WORK TO COMPLETE: Extract the lines from the start through the line that holds "for: zaostrzenie astmy", both included, omitting all images.

DATA SHOWN:
- - - - -
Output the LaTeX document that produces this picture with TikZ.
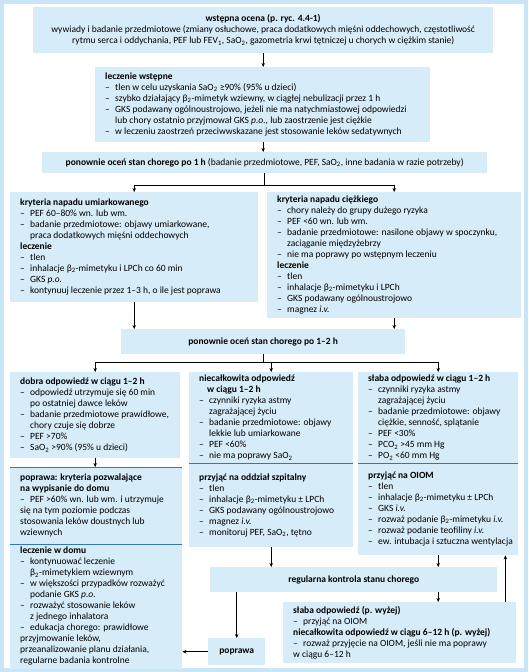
\documentclass[tikz,border=0pt]{standalone}
\usepackage{fontspec}
\setmainfont{Carlito}
\usetikzlibrary{arrows.meta}
\setlength{\parindent}{0pt}
\newcommand{\dashitem}{\par\hangindent=10pt\hangafter=1\makebox[10pt][l]{--}}
\newcommand{\sbs}[1]{\textsubscript{#1}}
\definecolor{boxblue}{RGB}{214,236,248}
\definecolor{frameblue}{RGB}{200,230,246}
\definecolor{ruleblue}{RGB}{50,120,180}

\begin{document}
\begin{tikzpicture}[
  x=1pt, y=-1pt,
  % Node Styles
  lbox/.style={rectangle, fill=boxblue, anchor=north west, align=left, inner xsep=0pt, inner ysep=3pt, font=\fontsize{9.5}{11}\selectfont,
    execute at begin node={\spaceskip=0pt\xspaceskip=0pt\leftskip=8pt\relax}},
  cbox/.style={rectangle, fill=boxblue, anchor=north west, align=flush center, inner xsep=0pt, inner ysep=3pt, font=\fontsize{9.5}{11}\selectfont},
  boxsize/.code 2 args={\pgfmathsetmacro\boxtw{#1-4}\pgfkeysalso{minimum width=#1pt, text width=\boxtw pt, minimum height=#2pt}},
  % Arrow Styles
  solidarrow/.style={-{Stealth[length=4pt,width=3.5pt]}, semithick},
  plainline/.style={semithick},
  ruleline/.style={ruleblue, thick}
]

% frame
\fill[frameblue] (0,0) rectangle (528,672);
\fill[white] (4,4) rectangle (524,668);

% Diagram for: zaostrzenie astmy

\node[cbox, boxsize={460}{46}] (init) at (33,7) {\textbf{wstępna ocena (p. ryc. 4.4-1)}\\
wywiady i badanie przedmiotowe (zmiany osłuchowe, praca dodatkowych mięśni oddechowych, częstotliwość\\
rytmu serca i oddychania, PEF lub FEV\sbs{1}, SaO\sbs{2}, gazometria krwi tętniczej u chorych w ciężkim stanie)};

\node[lbox, boxsize={335}{75}] (prelim) at (95,67) {\textbf{leczenie wstępne}
\dashitem tlen w celu uzyskania SaO\sbs{2} ≥90\% (95\% u dzieci)
\dashitem szybko działający β\sbs{2}-mimetyk wziewny, w ciągłej nebulizacji przez 1 h
\dashitem GKS podawany ogólnoustrojowo, jeżeli nie ma natychmiastowej odpowiedzi\newline lub chory ostatnio przyjmował GKS \textit{p.o.}, lub zaostrzenie jest ciężkie
\dashitem w leczeniu zaostrzeń przeciwwskazane jest stosowanie leków sedatywnych};

\node[cbox, boxsize={445}{21}] (reeval1) at (42,152) {\textbf{ponownie oceń stan chorego po 1 h} (badanie przedmiotowe, PEF, SaO\sbs{2}, inne badania w razie potrzeby)};

\node[lbox, boxsize={248}{110}] (moderate) at (10,192) {\textbf{kryteria napadu umiarkowanego}
\dashitem PEF 60--80\% wn. lub wm.
\dashitem badanie przedmiotowe: objawy umiarkowane,\newline praca dodatkowych mięśni oddechowych
\par\textbf{leczenie}
\dashitem tlen
\dashitem inhalacje β\sbs{2}-mimetyku i LPCh co 60 min
\dashitem GKS \textit{p.o.}
\dashitem kontynuuj leczenie przez 1--3 h, o ile jest poprawa};

\node[lbox, boxsize={254}{126}] (severe) at (267,192) {\textbf{kryteria napadu ciężkiego}
\dashitem chory należy do grupy dużego ryzyka
\dashitem PEF <60 wn. lub wm.
\dashitem badanie przedmiotowe: nasilone objawy w spoczynku,\newline zaciąganie międzyżebrzy
\dashitem nie ma poprawy po wstępnym leczeniu
\par\textbf{leczenie}
\dashitem tlen
\dashitem inhalacje β\sbs{2}-mimetyku i LPCh
\dashitem GKS podawany ogólnoustrojowo
\dashitem magnez \textit{i.v.}};

\node[cbox, boxsize={284}{25}] (reeval2) at (121,329) {\textbf{ponownie oceń stan chorego po 1--2 h}};

\node[lbox, boxsize={170}{86}] (good) at (10,372) {\textbf{dobra odpowiedź w ciągu 1--2 h}
\dashitem odpowiedź utrzymuje się 60 min\newline po ostatniej dawce leków
\dashitem badanie przedmiotowe prawidłowe,\newline chory czuje się dobrze
\dashitem PEF >70\%
\dashitem SaO\sbs{2} >90\% (95\% u dzieci)};

\node[lbox, boxsize={164}{91}] (incomplete) at (189,372) {\hangindent=8pt\hangafter=1\textbf{niecałkowita odpowiedź\newline w ciągu 1--2 h}
\dashitem czynniki ryzyka astmy\newline zagrażającej życiu
\dashitem badanie przedmiotowe: objawy\newline lekkie lub umiarkowane
\dashitem PEF <60\%
\dashitem nie ma poprawy SaO\sbs{2}};

\node[lbox, boxsize={160}{91}] (poor) at (358,372) {\textbf{słaba odpowiedź w ciągu 1--2 h}
\dashitem czynniki ryzyka astmy\newline zagrażającej życiu
\dashitem badanie przedmiotowe: objawy\newline ciężkie, senność, splątanie
\dashitem PEF <30\%
\dashitem PCO\sbs{2} >45 mm Hg
\dashitem PO\sbs{2} <60 mm Hg};

\node[lbox, boxsize={172}{77}] (discharge) at (10,467) {\textbf{poprawa: kryteria pozwalające\newline na wypisanie do domu}
\dashitem PEF >60\% wn. lub wm. i utrzymuje\newline się na tym poziomie podczas\newline stosowania leków doustnych lub\newline wziewnych};

\node[lbox, boxsize={172}{121}] (home) at (10,544) {\textbf{leczenie w domu}
\dashitem kontynuować leczenie\newline β\sbs{2}-mimetykiem wziewnym
\dashitem w większości przypadków rozważyć\newline podanie GKS \textit{p.o.}
\dashitem rozważyć stosowanie leków\newline z jednego inhalatora
\dashitem edukacja chorego: prawidłowe\newline przyjmowanie leków,\newline przeanalizowanie planu działania,\newline regularne badania kontrolne};

\node[lbox, boxsize={164}{84}] (hospital) at (189,463) {\textbf{przyjąć na oddział szpitalny}
\dashitem tlen
\dashitem inhalacje β\sbs{2}-mimetyku ± LPCh
\dashitem GKS podawany ogólnoustrojowo
\dashitem magnez \textit{i.v.}
\dashitem monitoruj PEF, SaO\sbs{2}, tętno};

\node[lbox, boxsize={160}{92}] (icu) at (358,463) {\textbf{przyjąć na OIOM}
\dashitem tlen
\dashitem inhalacje β\sbs{2}-mimetyku ± LPCh
\dashitem GKS \textit{i.v.}
\dashitem rozważ podanie β\sbs{2}-mimetyku \textit{i.v.}
\dashitem rozważ podanie teofiliny \textit{i.v.}
\dashitem ew. intubacja i sztuczna wentylacja};

\node[cbox, boxsize={287}{25}] (monitor) at (210,567) {\textbf{regularna kontrola stanu chorego}};

\node[lbox, boxsize={233}{61}] (poorlater) at (283,602) {\textbf{słaba odpowiedź (p. wyżej)}
\dashitem przyjąć na OIOM
\par\textbf{niecałkowita odpowiedź w ciągu 6--12 h (p. wyżej)}
\dashitem rozważ przyjęcie na OIOM, jeśli nie ma poprawy\newline w ciągu 6--12 h};

\node[cbox, boxsize={57}{27}] (better) at (208,638) {\textbf{poprawa}};

% rules between joined boxes
\draw[ruleline] (hospital.north west) -- (hospital.north east);
\draw[ruleline] (icu.north west) -- (icu.north east);
\draw[ruleline] (discharge.north west) -- (discharge.north east);
\draw[ruleline] (home.north west) -- (home.north east);

% connectors
\coordinate (split1) at (reeval1.south |- 0,185);
\coordinate (split2) at (reeval2.south |- 0,362);

\draw[solidarrow] (init.south) -- (init.south |- prelim.north);
\draw[solidarrow] (prelim.south -| init.south) -- (init.south |- reeval1.north);
\draw[plainline] (reeval1.south) -- (split1);
\draw[solidarrow] (split1) -| (moderate.north);
\draw[solidarrow] (split1) -| (severe.north);
\draw[solidarrow] (moderate.south) -- (moderate.south |- reeval2.north);
\draw[solidarrow] (severe.south) -- (severe.south |- reeval2.north);
\draw[plainline] (reeval2.south) -- (split2);
\draw[solidarrow] (split2) -| (good.north);
\draw[solidarrow] (split2) -| (incomplete.north);
\draw[solidarrow] (split2) -| (poor.north);
\draw[solidarrow] (good.south) -- (good.south |- discharge.north);
\draw[solidarrow] (hospital.south) -- (hospital.south |- monitor.north);
\draw[solidarrow] (icu.south) -- (icu.south |- monitor.north);
\draw[solidarrow] (monitor.south -| icu.south) -- (icu.south |- poorlater.north);
\draw[solidarrow] ([xshift=-11pt]poorlater.north east) -- ([xshift=-11pt]poorlater.north east |- icu.south);
\draw[solidarrow] (monitor.south -| better.north) -- (better.north);
\draw[solidarrow] (better.west) -- (better.west -| home.east);

\end{tikzpicture}
\end{document}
- - - - -
PROBLEM SOLUTION:
Output the LaTeX document that produces this picture with TikZ.
\documentclass[tikz,border=0pt]{standalone}
\usepackage{fontspec}
\setmainfont{Carlito}
\usetikzlibrary{arrows.meta}
\setlength{\parindent}{0pt}
\newcommand{\dashitem}{\par\hangindent=10pt\hangafter=1\makebox[10pt][l]{--}}
\newcommand{\sbs}[1]{\textsubscript{#1}}
\definecolor{boxblue}{RGB}{214,236,248}
\definecolor{frameblue}{RGB}{200,230,246}
\definecolor{ruleblue}{RGB}{50,120,180}

\begin{document}
\begin{tikzpicture}[
  x=1pt, y=-1pt,
  % Node Styles
  lbox/.style={rectangle, fill=boxblue, anchor=north west, align=left, inner xsep=0pt, inner ysep=3pt, font=\fontsize{9.5}{11}\selectfont,
    execute at begin node={\spaceskip=0pt\xspaceskip=0pt\leftskip=8pt\relax}},
  cbox/.style={rectangle, fill=boxblue, anchor=north west, align=flush center, inner xsep=0pt, inner ysep=3pt, font=\fontsize{9.5}{11}\selectfont},
  boxsize/.code 2 args={\pgfmathsetmacro\boxtw{#1-4}\pgfkeysalso{minimum width=#1pt, text width=\boxtw pt, minimum height=#2pt}},
  % Arrow Styles
  solidarrow/.style={-{Stealth[length=4pt,width=3.5pt]}, semithick},
  plainline/.style={semithick},
  ruleline/.style={ruleblue, thick}
]

% frame
\fill[frameblue] (0,0) rectangle (528,672);
\fill[white] (4,4) rectangle (524,668);

% Diagram for: zaostrzenie astmy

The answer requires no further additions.